--- Begin Information shown ---
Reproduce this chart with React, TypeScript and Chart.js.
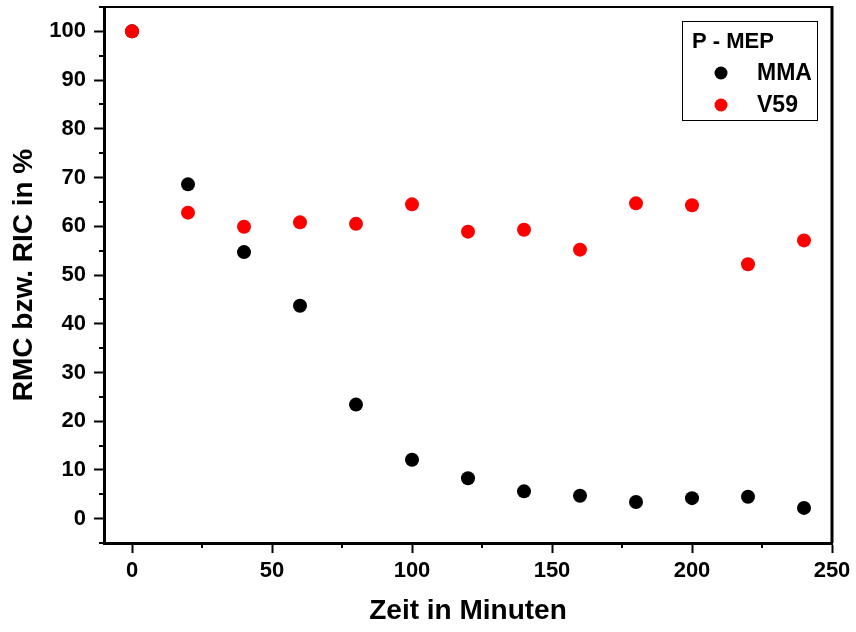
import React, { useEffect, useRef } from "react";
import { Chart, registerables } from "chart.js";

Chart.register(...registerables);

const timeMinutes = [0, 20, 40, 60, 80, 100, 120, 140, 160, 180, 200, 220, 240];
const mmaValues = [100, 68.6, 54.7, 43.7, 23.4, 12.1, 8.3, 5.6, 4.7, 3.4, 4.2, 4.5, 2.2];
const v59Values = [100, 62.8, 59.9, 60.8, 60.5, 64.5, 58.9, 59.3, 55.2, 64.7, 64.3, 52.2, 57.1];
const seriesLabels = ["MMA", "V59"];
const legendTitle = "P - MEP";
const xTickValues = [0, 50, 100, 150, 200, 250];
const yTickValues = [0, 10, 20, 30, 40, 50, 60, 70, 80, 90, 100];
const xMinorTicks = [25, 75, 125, 175, 225];
const yMinorTicks = [-5, 5, 15, 25, 35, 45, 55, 65, 75, 85, 95, 105];
const xTitle = "Zeit in Minuten";
const yTitle = "RMC bzw. RIC in %";

const FONT = "'Liberation Sans', Arial, sans-serif";

const framePlugin = {
  id: "frameAndLegend",
  afterDraw(chart: any) {
    const ctx = chart.ctx;
    const { left, right, top, bottom } = chart.chartArea;
    const xs = chart.scales.x;
    const ys = chart.scales.y;
    ctx.save();
    ctx.strokeStyle = "#000";
    ctx.lineWidth = 2;
    ctx.beginPath();
    ctx.moveTo(left - 1.5, top);
    ctx.lineTo(right, top);
    ctx.stroke();
    ctx.lineWidth = 3;
    ctx.beginPath();
    ctx.moveTo(right, top - 1);
    ctx.lineTo(right, bottom);
    ctx.stroke();
    ctx.lineWidth = 2;
    for (const v of yMinorTicks) {
      const py = Math.round(ys.getPixelForValue(v));
      ctx.beginPath();
      ctx.moveTo(left - 5, py);
      ctx.lineTo(left, py);
      ctx.stroke();
    }
    for (const v of xMinorTicks) {
      const px = Math.round(xs.getPixelForValue(v));
      ctx.beginPath();
      ctx.moveTo(px, bottom);
      ctx.lineTo(px, bottom + 5);
      ctx.stroke();
    }
    const bx = 682, by = 21, bw = 135, bh = 99;
    ctx.lineWidth = 1;
    ctx.strokeRect(bx + 0.5, by + 0.5, bw, bh);
    ctx.fillStyle = "#000";
    ctx.font = `bold 22px ${FONT}`;
    ctx.textBaseline = "middle";
    ctx.textAlign = "left";
    ctx.fillText(legendTitle, 692, 42);
    const rows = [73, 105];
    ctx.font = `bold 23px ${FONT}`;
    chart.data.datasets.forEach((ds: any, i: number) => {
      ctx.beginPath();
      ctx.fillStyle = ds.backgroundColor;
      ctx.arc(721, rows[i], 6.5, 0, Math.PI * 2);
      ctx.fill();
      ctx.fillStyle = "#000";
      ctx.fillText(ds.label, 757, rows[i] + 1);
    });
    ctx.restore();
  },
};

export default function App() {
  const canvasRef = useRef<HTMLCanvasElement | null>(null);

  useEffect(() => {
    document.body.style.margin = "0";
    const canvas = canvasRef.current;
    if (!canvas) return;
    const tickFont = { family: FONT, size: 22, weight: "bold" as const };
    const titleFont = { family: FONT, size: 28, weight: "bold" as const };
    const chart = new Chart(canvas, {
      type: "scatter",
      data: {
        datasets: [
          {
            label: seriesLabels[0],
            data: timeMinutes.map((t, i) => ({ x: t, y: mmaValues[i] })),
            backgroundColor: "#000000",
            borderColor: "#000000",
            pointRadius: 7,
            pointBorderWidth: 0,
            order: 1,
          },
          {
            label: seriesLabels[1],
            data: timeMinutes.map((t, i) => ({ x: t, y: v59Values[i] })),
            backgroundColor: "#ff0000",
            borderColor: "#ff0000",
            pointRadius: 7,
            pointBorderWidth: 0,
            order: 0,
          },
        ],
      },
      options: {
        animation: false,
        responsive: true,
        maintainAspectRatio: false,
        layout: { padding: { top: 7, right: 24, left: 0, bottom: 0 } },
        plugins: {
          legend: { display: false },
          tooltip: { enabled: false },
        },
        scales: {
          x: {
            type: "linear",
            min: -10,
            max: 250,
            afterBuildTicks: (scale: any) => {
              scale.ticks = xTickValues.map((v) => ({ value: v }));
            },
            afterFit: (scale: any) => {
              scale.height = 89;
              scale.paddingLeft = 0;
              scale.paddingRight = 0;
            },
            grid: {
              display: true,
              drawOnChartArea: false,
              drawTicks: true,
              tickLength: 10,
              tickWidth: 2,
              tickColor: "#000",
            },
            border: { display: true, width: 3, color: "#000" },
            ticks: {
              color: "#000",
              font: tickFont,
              padding: 5,
              maxRotation: 0,
              autoSkip: false,
            },
            title: {
              display: true,
              text: xTitle,
              color: "#000",
              font: titleFont,
              padding: { top: 0, bottom: 4 },
            },
          },
          y: {
            type: "linear",
            min: -5,
            max: 105,
            afterBuildTicks: (scale: any) => {
              scale.ticks = yTickValues.map((v) => ({ value: v }));
            },
            afterFit: (scale: any) => {
              scale.width = 104;
              scale.paddingTop = 0;
              scale.paddingBottom = 0;
            },
            grid: {
              display: true,
              drawOnChartArea: false,
              drawTicks: true,
              tickLength: 10,
              tickWidth: 2,
              tickColor: "#000",
            },
            border: { display: true, width: 3, color: "#000" },
            ticks: {
              color: "#000",
              font: tickFont,
              padding: 8,
              autoSkip: false,
            },
            title: {
              display: true,
              text: yTitle,
              color: "#000",
              font: titleFont,
              padding: { top: 7, bottom: 0 },
            },
          },
        },
      },
      plugins: [framePlugin],
    });
    return () => chart.destroy();
  }, []);

  return (
    <div style={{ width: 856, height: 632, position: "relative" }}>
      <canvas ref={canvasRef} />
    </div>
  );
}
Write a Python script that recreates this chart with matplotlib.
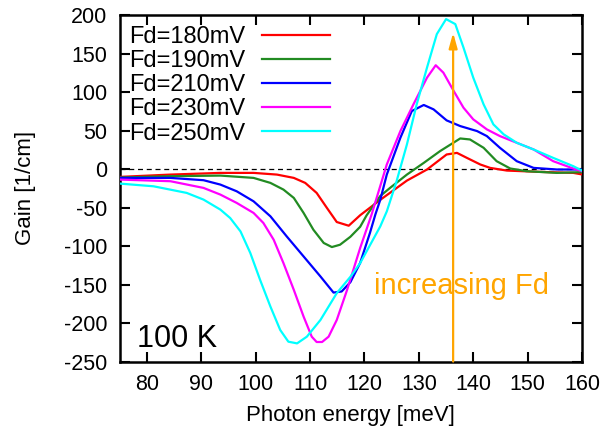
import matplotlib
matplotlib.use("Agg")
import matplotlib.pyplot as plt

plt.rcParams['font.family'] = ['Liberation Sans', 'DejaVu Sans']
plt.rcParams['axes.unicode_minus'] = False

# ---- data ----
labels = ["Fd=180mV", "Fd=190mV", "Fd=210mV", "Fd=230mV", "Fd=250mV"]
colors = ["#ff0000", "#228b22", "#0000ff", "#ff00ff", "#00ffff"]

x_180 = [75, 84.3, 93.5, 99.6, 103.9, 107, 109.1, 111.2, 113.1, 114.9, 117.1, 119.2, 122.9,
         127.8, 131.5, 135.1, 137, 138.8, 141.3, 143.1, 146.2, 152.3, 158.4, 160]
y_180 = [-10.2, -7.2, -5, -5, -7.2, -11.5, -18, -31, -50.6, -68.8, -73.6, -60, -40,
         -15, -0.6, 18.9, 21, 14.6, 5.9, 1.5, -2, -3.7, -5, -7]

x_190 = [75, 84.3, 93.5, 99.6, 102.7, 105.1, 107, 108.8, 110.6, 112.5, 114, 115.5, 117.4,
         119.2, 120.4, 122.9, 124.7, 127.8, 130.9, 133.9, 137.6, 139.4, 141.9, 144.3,
         146.8, 149.8, 155.4, 160]
y_190 = [-11, -9.3, -8.5, -11.5, -18, -26.7, -37.5, -57, -78.8, -96, -101.3, -98.3, -88,
         -75, -60, -35, -24.5, -7.2, 8, 23.3, 39.7, 38.4, 27.6, 10.2,
         0.7, -2.8, -5, -4]

x_210 = [75, 84.3, 90.4, 93.5, 96.5, 99.6, 102.7, 105.7, 108.8, 111.9, 114.3, 115.8, 117.4,
         119.2, 121, 122, 122.9, 124.1, 126.6, 128.7, 130.9, 132.7, 135.1, 137.6, 140.7,
         142.5, 144.9, 148, 151.1, 155.4, 160]
y_210 = [-11.5, -11.5, -14.5, -20.2, -28.9, -41.9, -61.4, -87.5, -113.5, -139.5, -160.4, -159, -147,
         -122, -83, -59, -40, -7.2, 40.6, 75.3, 83.2, 77.5, 63.2, 55.8, 49.3,
         42.8, 27.6, 10.2, 1.5, -0.6, -0.6]

x_230 = [75, 84.3, 90.4, 93.5, 96.5, 99.6, 101.4, 103.3, 105.1, 107, 108.8, 110.3, 111.2,
         112.2, 113.4, 114.9, 116.8, 119.2, 121.3, 124.1, 126.6, 129, 131.5, 133.1, 134.5,
         136.4, 138.2, 140, 142.5, 144.9, 148, 151.1, 154.7, 158.4, 160]
y_230 = [-13.7, -15.8, -24.5, -33.2, -44, -57, -70, -91.8, -122.2, -156.9, -191.6, -217.7, -224.6,
         -224.6, -217.7, -196, -156.9, -102.6, -59.2, 5.9, 49.3, 84, 118.7, 134.8, 125.2,
         101.4, 79.7, 64.5, 51.5, 42.8, 34.1, 25.4, 10.2, 0.7, -2.8]

x_250 = [75, 81.2, 87.3, 90.4, 93.5, 95.3, 97.2, 99, 100.8, 102.7, 104.5, 106, 107.6, 109.4,
         111.9, 114.9, 117.4, 119.2, 122.9, 124.1, 125.9, 127.8, 129.6, 131.5, 133.3, 135,
         136.7, 138.2, 140, 141.9, 143.7, 145.6, 148, 151.1, 154.7, 158.4, 160]
y_250 = [-18.9, -22.4, -31, -39.7, -52.7, -63.6, -81, -109, -143.9, -178.6, -209, -224.2, -226.4, -217.7,
         -196, -161.2, -140, -122.2, -74.5, -55, -15.8, 31.9, 84, 131.8, 175.2, 194.7,
         188.2, 157.8, 118.7, 84, 58, 45, 34.1, 25.4, 14.5, 3.7, -2]

xs = [x_180, x_190, x_210, x_230, x_250]
ys = [y_180, y_190, y_210, y_230, y_250]

arrow_x = 136.3
arrow_y0, arrow_y1 = -250, 177
xticks = [80, 90, 100, 110, 120, 130, 140, 150, 160]
yticks = [-250, -200, -150, -100, -50, 0, 50, 100, 150, 200]

# ---- figure ----
fig = plt.figure(figsize=(6.05, 4.42), dpi=100)
ax = fig.add_axes([0.198, 0.182, 0.764, 0.784])

ax.axhline(0, color="black", lw=0.9, ls=(0, (4, 3)), zorder=1)

for x, y, c, lab in zip(xs, ys, colors, labels):
    ax.plot(x, y, color=c, lw=1.6, label=lab, zorder=3, solid_joinstyle="round")

ax.annotate("", xy=(arrow_x, arrow_y1), xytext=(arrow_x, arrow_y0),
            arrowprops=dict(arrowstyle="-|>,head_length=0.9,head_width=0.25",
                            color="#ffa500", lw=1.6, shrinkA=0, shrinkB=0),
            zorder=4)
ax.text(121.7, -162, "increasing Fd", color="#ffa500", fontsize=21,
        ha="left", va="baseline", zorder=5)
ax.text(78.1, -231, "100 K", color="black", fontsize=22, ha="left", va="baseline")

ax.set_xlim(75, 160)
ax.set_ylim(-250, 200)
ax.set_xticks(xticks)
ax.set_yticks(yticks)
ax.tick_params(direction="in", length=7, width=1.5, top=True, right=True,
               labelsize=15.5, pad=9)
for s in ax.spines.values():
    s.set_linewidth(1.8)

ax.set_xlabel("Photon energy [meV]", fontsize=16, labelpad=7)
ax.set_ylabel("Gain [1/cm]", fontsize=16, labelpad=20)

ax.legend(loc="upper left", bbox_to_anchor=(0.02, 0.968), markerfirst=False,
          frameon=False, fontsize=17, handlelength=2.9, handletextpad=0.7,
          labelspacing=0.09, borderpad=0, borderaxespad=0)

fig.savefig("out.png", dpi=100)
--- End Information shown ---
*To be done:* Using the data above, extract exactly the lines from the one containing "Write a Python" through the one containing "-15, -0.6, 18.9, 21, 14.6, 5.9, 1.5, -2, -3.7, -5, -7]". Pictures are left out.

*Solution to the problem:*
Write a Python script that recreates this chart with matplotlib.
import matplotlib
matplotlib.use("Agg")
import matplotlib.pyplot as plt

plt.rcParams['font.family'] = ['Liberation Sans', 'DejaVu Sans']
plt.rcParams['axes.unicode_minus'] = False

# ---- data ----
labels = ["Fd=180mV", "Fd=190mV", "Fd=210mV", "Fd=230mV", "Fd=250mV"]
colors = ["#ff0000", "#228b22", "#0000ff", "#ff00ff", "#00ffff"]

x_180 = [75, 84.3, 93.5, 99.6, 103.9, 107, 109.1, 111.2, 113.1, 114.9, 117.1, 119.2, 122.9,
         127.8, 131.5, 135.1, 137, 138.8, 141.3, 143.1, 146.2, 152.3, 158.4, 160]
y_180 = [-10.2, -7.2, -5, -5, -7.2, -11.5, -18, -31, -50.6, -68.8, -73.6, -60, -40,
         -15, -0.6, 18.9, 21, 14.6, 5.9, 1.5, -2, -3.7, -5, -7]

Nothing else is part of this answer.